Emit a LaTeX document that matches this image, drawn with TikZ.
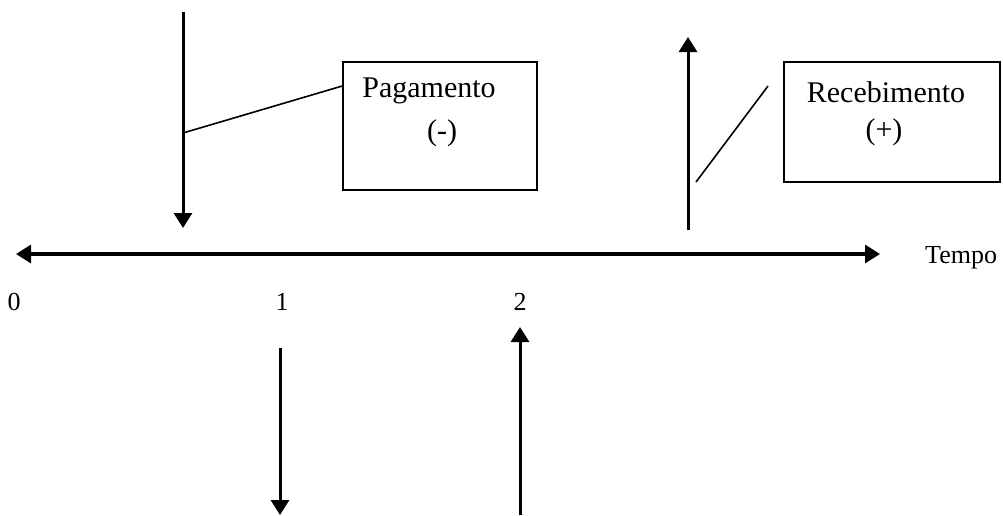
\documentclass[tikz,border=0pt]{standalone}
\usepackage{fontspec}
\setmainfont{Liberation Serif}
\usetikzlibrary{arrows.meta,positioning}

\begin{document}
\begin{tikzpicture}[x=1pt,y=-1pt]

\tikzset{
  flow/.style={line width=3pt, -{Triangle[length=15pt, width=18pt]}},
  timeline/.style={line width=3.2pt, {Triangle[length=15pt, width=18pt]}-{Triangle[length=15pt, width=18pt]}},
  callout/.style={draw=black, line width=1.5pt, inner sep=0pt},
  pointer/.style={black, line width=1.6pt},
  boxtext/.style={font=\fontsize{30}{34}\selectfont, inner sep=0pt},
  ticklabel/.style={font=\fontsize{26}{30}\selectfont, inner sep=0pt}
}

\useasboundingbox (0,0) rectangle (1003,515);

% Time axis
\coordinate (axisL) at (16,254);
\coordinate (axisR) at (880,254);
\draw[timeline] (axisL) -- (axisR);
\node[ticklabel, anchor=west] (tempo) at (925,258) {Tempo};

% Period labels
\node[ticklabel] (t0) at (14,302) {0};
\node[ticklabel] (t1) at (282,302) {1};
\node[ticklabel] (t2) at (520,302) {2};

% Upper flows
\coordinate (payTop) at (183,12);
\coordinate (payTip) at (183,228);
\draw[flow] (payTop) -- (payTip);
\coordinate (recBase) at (688,230);
\coordinate (recTip) at (688,37);
\draw[flow] (recBase) -- (recTip);

% Callout boxes
\node[callout, minimum width=194pt, minimum height=128pt] (paybox) at (440,126) {};
\node[boxtext] (paytxt) at (429,91) {Pagamento};
\node[boxtext] (paysign) at (442,133) {(-)};

\node[callout, minimum width=216pt, minimum height=120pt] (recbox) at (892,122) {};
\node[boxtext] (rectxt) at (886,92) {Recebimento};
\node[boxtext] (recsign) at (884,132) {(+)};

% Pointers
\coordinate (payJoin) at (183,133);
\draw[pointer] (payJoin) -- (paybox.west |- 0,86);
\coordinate (recA) at (696,182);
\coordinate (recB) at (768,86);
\draw[pointer] (recA) -- (recB);

% Lower flows
\coordinate (oneTop) at (280,348);
\coordinate (oneTip) at (280,515);
\draw[flow] (oneTop) -- (oneTip);
\coordinate (twoBase) at (520,515);
\coordinate (twoTip) at (520,327);
\draw[flow] (twoBase) -- (twoTip);

\end{tikzpicture}
\end{document}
________________________________________
_Exercise details_
Leave out the pictures and repeat the lines from the start of the material through the line with "(t2) at (520,302)", inclusive.

_Final result_
Emit a LaTeX document that matches this image, drawn with TikZ.
\documentclass[tikz,border=0pt]{standalone}
\usepackage{fontspec}
\setmainfont{Liberation Serif}
\usetikzlibrary{arrows.meta,positioning}

\begin{document}
\begin{tikzpicture}[x=1pt,y=-1pt]

\tikzset{
  flow/.style={line width=3pt, -{Triangle[length=15pt, width=18pt]}},
  timeline/.style={line width=3.2pt, {Triangle[length=15pt, width=18pt]}-{Triangle[length=15pt, width=18pt]}},
  callout/.style={draw=black, line width=1.5pt, inner sep=0pt},
  pointer/.style={black, line width=1.6pt},
  boxtext/.style={font=\fontsize{30}{34}\selectfont, inner sep=0pt},
  ticklabel/.style={font=\fontsize{26}{30}\selectfont, inner sep=0pt}
}

\useasboundingbox (0,0) rectangle (1003,515);

% Time axis
\coordinate (axisL) at (16,254);
\coordinate (axisR) at (880,254);
\draw[timeline] (axisL) -- (axisR);
\node[ticklabel, anchor=west] (tempo) at (925,258) {Tempo};

% Period labels
\node[ticklabel] (t0) at (14,302) {0};
\node[ticklabel] (t1) at (282,302) {1};
\node[ticklabel] (t2) at (520,302) {2};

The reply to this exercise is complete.